En ningún programa ciudadanista figurarán la socialización de los medios de vida, la autogestión generalizada, la supresión de la especialización política, la administración concejil, la propiedad comunal o la distribución equilibrada de la población en el territorio. Los partidos y alianzas ciudadanistas se proponen simplemente un reparto de ingresos que amplíe la base mesocrática, es decir, pugnan por unos presupuestos institucionales que detengan las privatizaciones, eliminen los recortes y reduzcan la precariedad laboral, sea por la creación de pequeñas empresas, o por la cooptación de una mayoría subempleada de titulados en las tareas administrativas, intenciones que no son nada rupturistas. No llegan a la arena política como subversivos sino como animadores; lo de cambiar la constitución de 1978 no va en serio. Todavía no han puesto el pie en el ruedo y ya exhiben realismo y moderación a raudales, enarbolando la bandera monárquica y tendiendo puentes a la denostada “casta”. Son conscientes de que una vez consolidados como organizaciones y en posesión de un capital mediático suficiente, el paso siguiente será una gestión de lo existente más clara y eficaz que la anterior. Ninguna medida desestabilizadora les conviene, pues los líderes ciudadanistas han de demostrar que la economía se desenvolverá menos críticamente si son ellos quienes están al timón de la nave estatal. Forzosamente han de presentarse como la esperanza de la salvación por la economía, por eso su proyecto identifica progreso con productividad y puestos de trabajo, o sea, es desarrollista. Persigue entonces un crecimiento industrial y tecnológico que cree empleos, redistribuya rentas y aumente las exportaciones, bien recurriendo a reformas del sistema impositivo, bien a la explotación intensiva de los recursos territoriales, incluido el turismo. Lo de menos es que los empleos sean socialmente inútiles y respondan a necesidades auténticas. El realismo económico manda y completa al realismo político: nada fuera de la política y nada fuera del mercado, todo para el mercado.
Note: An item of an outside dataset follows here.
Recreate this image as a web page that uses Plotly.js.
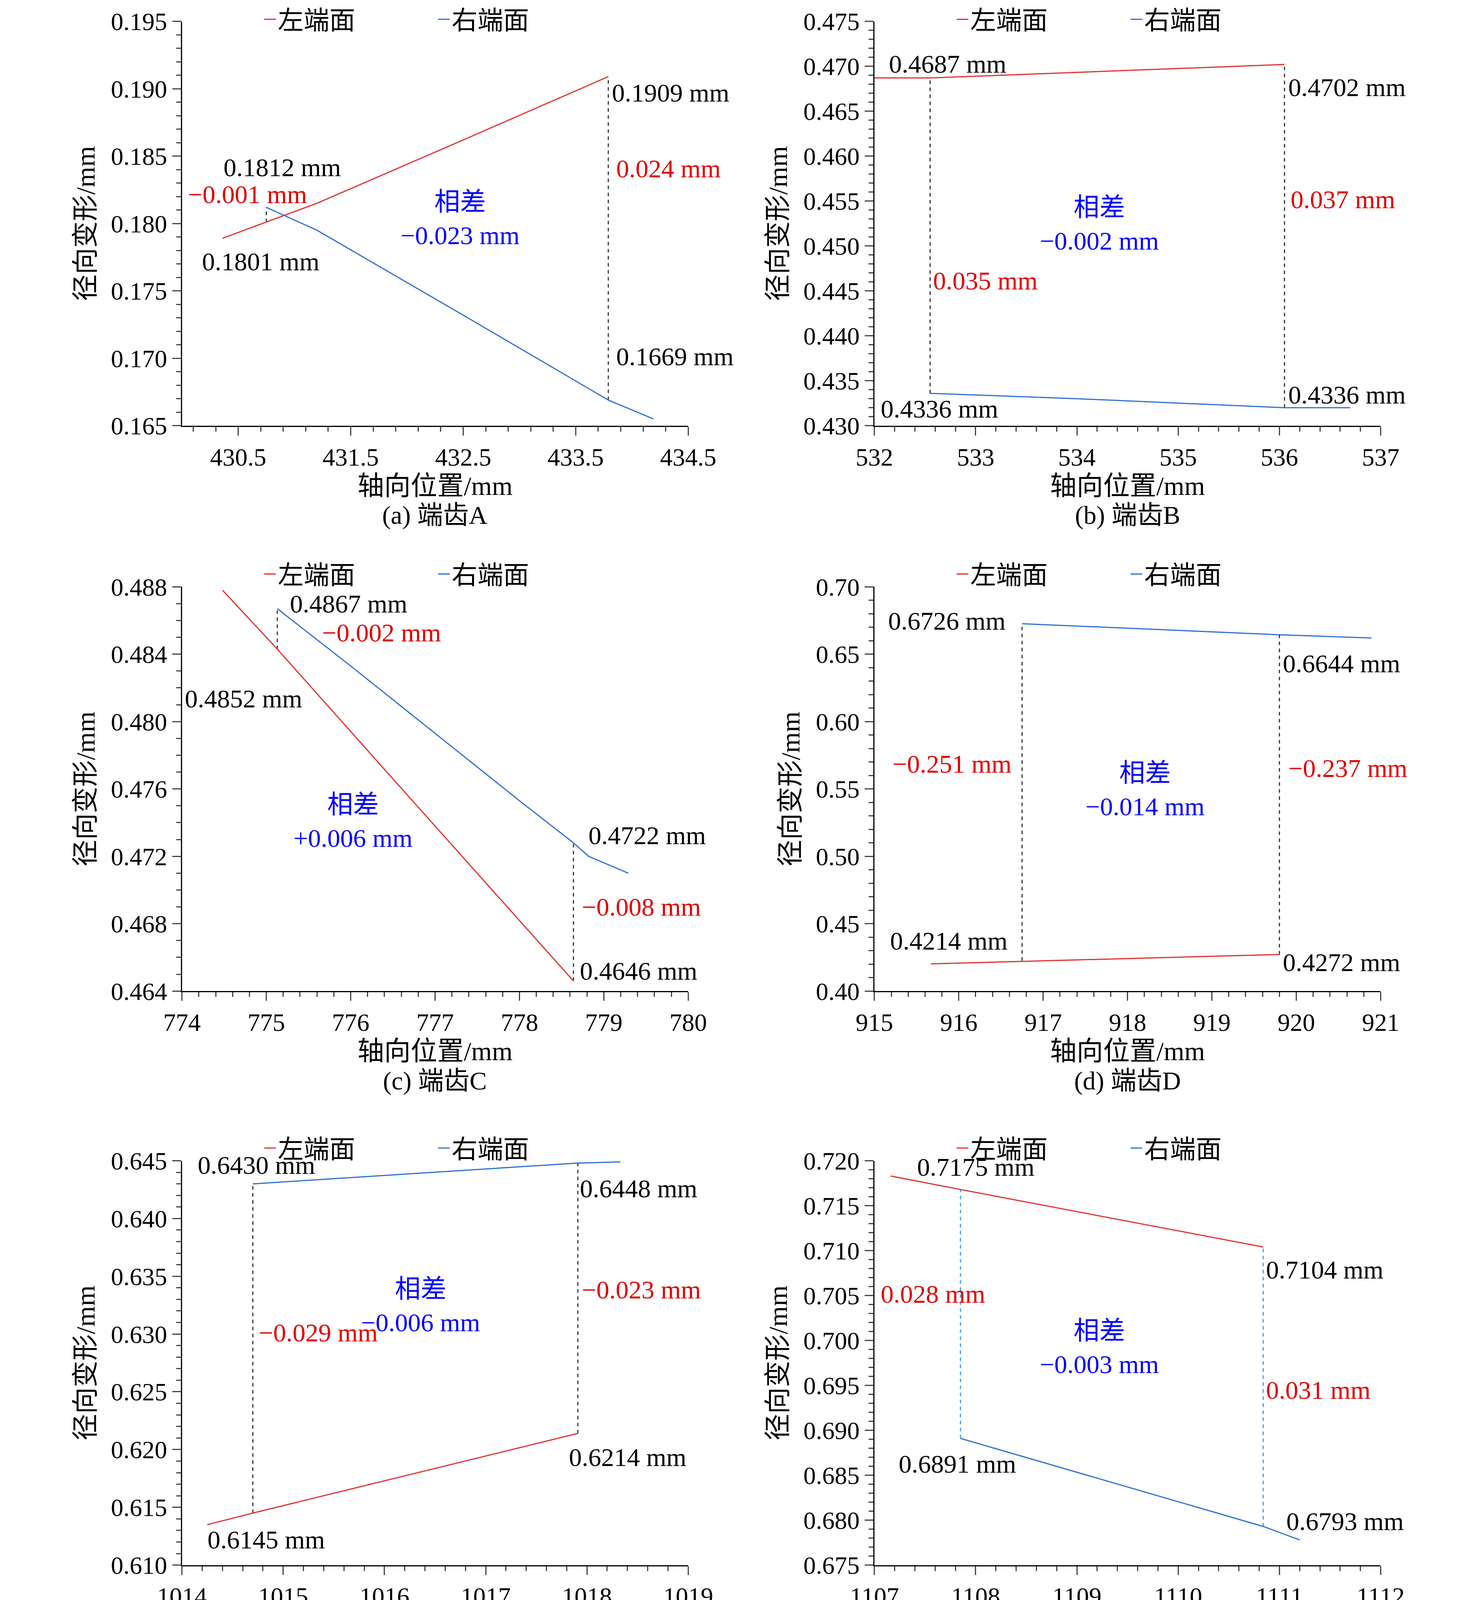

El relativo auge del ciudadanismo, con sus modalidades nacionalistas, viene a demostrar el deficiente calado de la crisis económica, que lejos de sacar a la luz las divisiones sociales y sacar a la luz las causas de la opresión, dando lugar a una protesta consciente y organizada que se plantee la destrucción del régimen capitalista, ha permitido a otros disimularlas y oscurecerlas, gracias a una falsa oposición que lejos de cuestionar el sistema de la dominación lo apuntala y refuerza. Una crisis que se ha quedado a mitad de camino, sin desencadenar fuerzas radicales. No obstante, las crisis van a continuar y a la larga sus consecuencias no podrán camuflarse como cuestión política y terminarán emergiendo como cuestión social. Todo dependerá del retorno de la lucha social verdadera, ajena a los medios y a la política, recorrida por iniciativas nacidas en los sectores más desarraigados de las masas, aquellos que tienen poco que perder si se deciden a cortar los lazos que les atan al destino de la clase media y bajan de su carro. Pero dichos sectores potencialmente antisistema hoy parecen agotados, sin fuerzas para organizarse autónomamente, incapaces de erigirse en sujeto independiente, y por eso el ciudadanismo campa a sus anchas, llamando suavemente a la puerta de los parlamentos y consistorios municipales para que le dejen entrar. Esa es la tragicomedia de nuestro tiempo.